→ Material
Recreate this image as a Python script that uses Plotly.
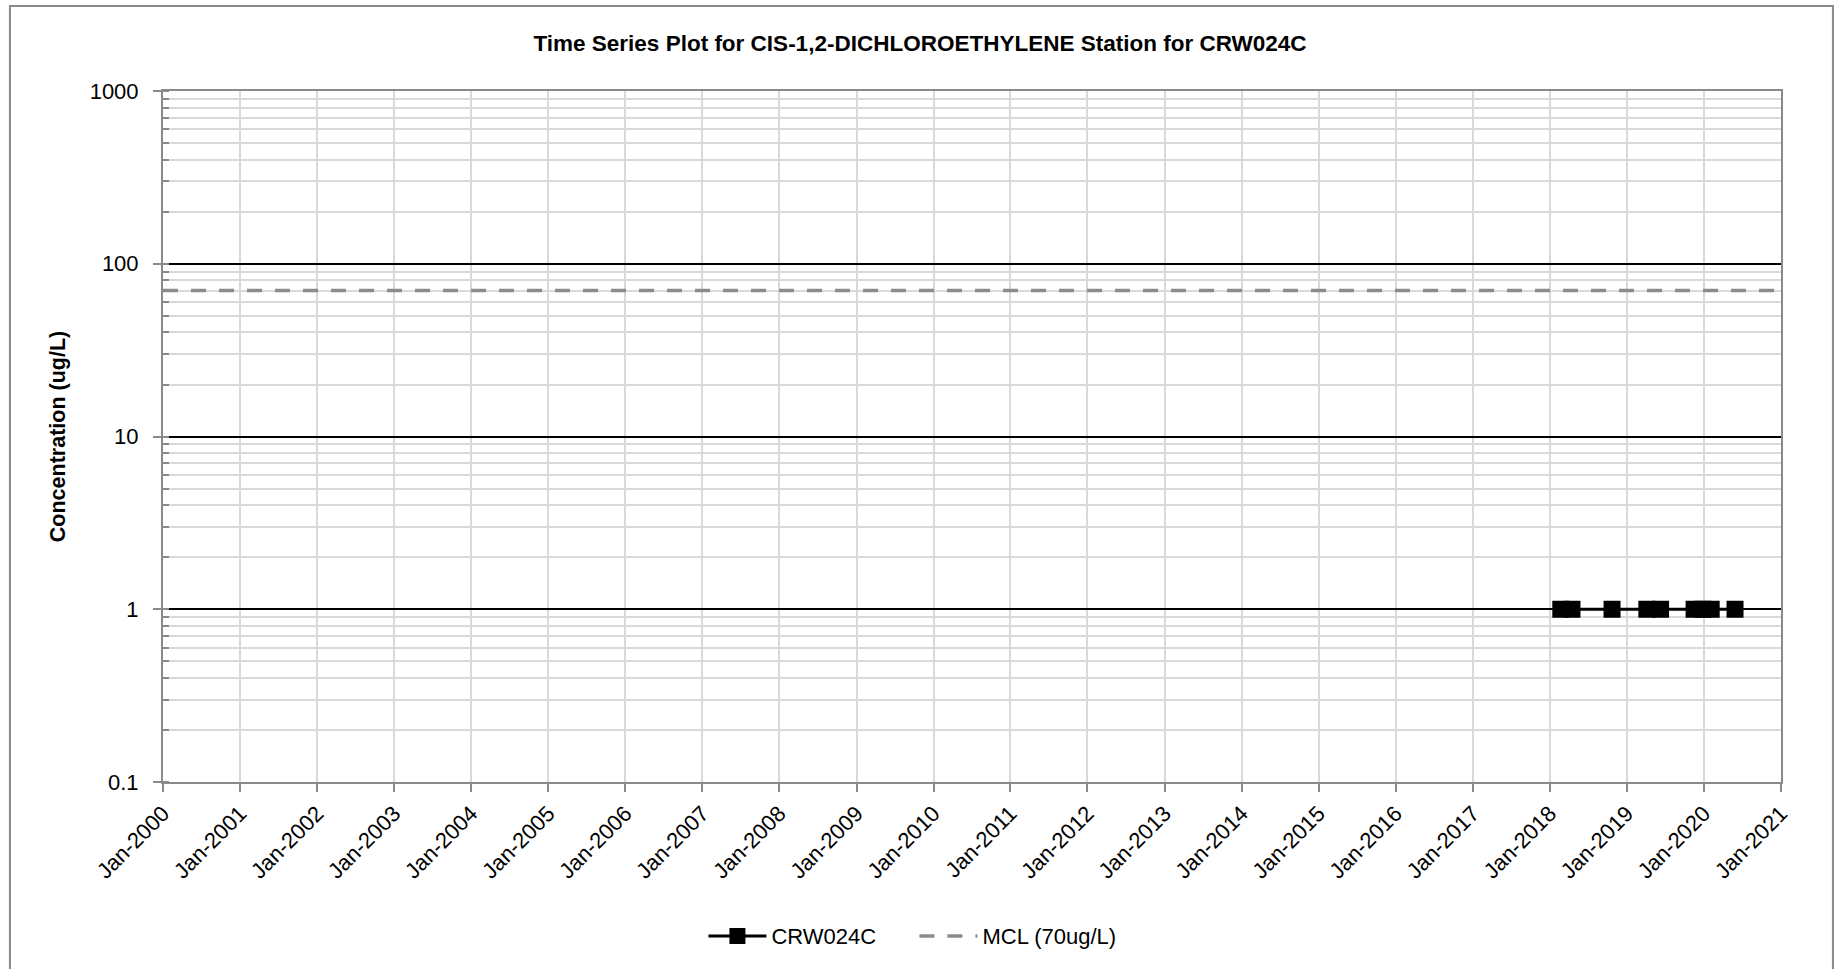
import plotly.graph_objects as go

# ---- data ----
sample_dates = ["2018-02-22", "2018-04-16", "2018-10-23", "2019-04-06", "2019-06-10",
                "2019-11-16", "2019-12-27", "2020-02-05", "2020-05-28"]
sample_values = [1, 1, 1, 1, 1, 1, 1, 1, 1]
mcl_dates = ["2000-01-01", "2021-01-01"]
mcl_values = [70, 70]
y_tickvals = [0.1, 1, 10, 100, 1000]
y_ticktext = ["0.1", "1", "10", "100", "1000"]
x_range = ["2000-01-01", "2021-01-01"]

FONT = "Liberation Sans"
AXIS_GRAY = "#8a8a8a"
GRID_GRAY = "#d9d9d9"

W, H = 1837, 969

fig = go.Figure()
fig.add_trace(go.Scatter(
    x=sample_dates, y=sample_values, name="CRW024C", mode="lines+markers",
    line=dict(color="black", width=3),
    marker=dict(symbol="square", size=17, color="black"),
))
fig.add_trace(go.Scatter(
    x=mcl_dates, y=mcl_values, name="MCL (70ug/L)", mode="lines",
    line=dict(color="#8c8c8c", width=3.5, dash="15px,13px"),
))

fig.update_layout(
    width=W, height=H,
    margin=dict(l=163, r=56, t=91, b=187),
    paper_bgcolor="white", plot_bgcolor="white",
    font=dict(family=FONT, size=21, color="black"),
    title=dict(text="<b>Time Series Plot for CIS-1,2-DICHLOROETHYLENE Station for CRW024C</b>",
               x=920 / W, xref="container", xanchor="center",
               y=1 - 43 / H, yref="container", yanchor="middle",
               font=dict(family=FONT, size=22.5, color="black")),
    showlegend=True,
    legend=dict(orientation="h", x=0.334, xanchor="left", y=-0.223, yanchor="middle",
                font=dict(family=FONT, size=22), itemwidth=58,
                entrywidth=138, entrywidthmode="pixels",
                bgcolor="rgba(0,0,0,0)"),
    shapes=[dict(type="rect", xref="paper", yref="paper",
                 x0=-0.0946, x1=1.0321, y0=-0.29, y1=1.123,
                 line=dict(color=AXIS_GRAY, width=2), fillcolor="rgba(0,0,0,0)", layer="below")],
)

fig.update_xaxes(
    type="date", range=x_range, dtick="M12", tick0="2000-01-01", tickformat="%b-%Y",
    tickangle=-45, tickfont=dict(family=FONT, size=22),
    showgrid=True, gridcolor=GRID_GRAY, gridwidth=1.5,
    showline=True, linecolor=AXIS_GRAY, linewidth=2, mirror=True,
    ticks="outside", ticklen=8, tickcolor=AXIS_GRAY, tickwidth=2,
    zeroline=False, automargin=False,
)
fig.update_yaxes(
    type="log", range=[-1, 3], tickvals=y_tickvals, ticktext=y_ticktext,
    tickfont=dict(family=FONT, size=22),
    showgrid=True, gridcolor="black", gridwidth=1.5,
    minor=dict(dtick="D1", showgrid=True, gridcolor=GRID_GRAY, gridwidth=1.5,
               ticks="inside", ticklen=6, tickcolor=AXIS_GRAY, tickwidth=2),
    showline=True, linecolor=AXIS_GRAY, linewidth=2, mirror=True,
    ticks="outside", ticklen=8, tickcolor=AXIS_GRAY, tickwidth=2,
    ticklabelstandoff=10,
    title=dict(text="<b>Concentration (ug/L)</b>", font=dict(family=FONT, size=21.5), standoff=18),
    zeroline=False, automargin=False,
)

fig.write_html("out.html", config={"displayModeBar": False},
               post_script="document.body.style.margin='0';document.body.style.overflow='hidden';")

→ Problem to solve
Starting at the top of the listing above, please restate word for word each line up to and including the one that holds "W, H = 1837, 969", omitting every image.

→ Solved exercise
Recreate this image as a Python script that uses Plotly.
import plotly.graph_objects as go

# ---- data ----
sample_dates = ["2018-02-22", "2018-04-16", "2018-10-23", "2019-04-06", "2019-06-10",
                "2019-11-16", "2019-12-27", "2020-02-05", "2020-05-28"]
sample_values = [1, 1, 1, 1, 1, 1, 1, 1, 1]
mcl_dates = ["2000-01-01", "2021-01-01"]
mcl_values = [70, 70]
y_tickvals = [0.1, 1, 10, 100, 1000]
y_ticktext = ["0.1", "1", "10", "100", "1000"]
x_range = ["2000-01-01", "2021-01-01"]

FONT = "Liberation Sans"
AXIS_GRAY = "#8a8a8a"
GRID_GRAY = "#d9d9d9"

W, H = 1837, 969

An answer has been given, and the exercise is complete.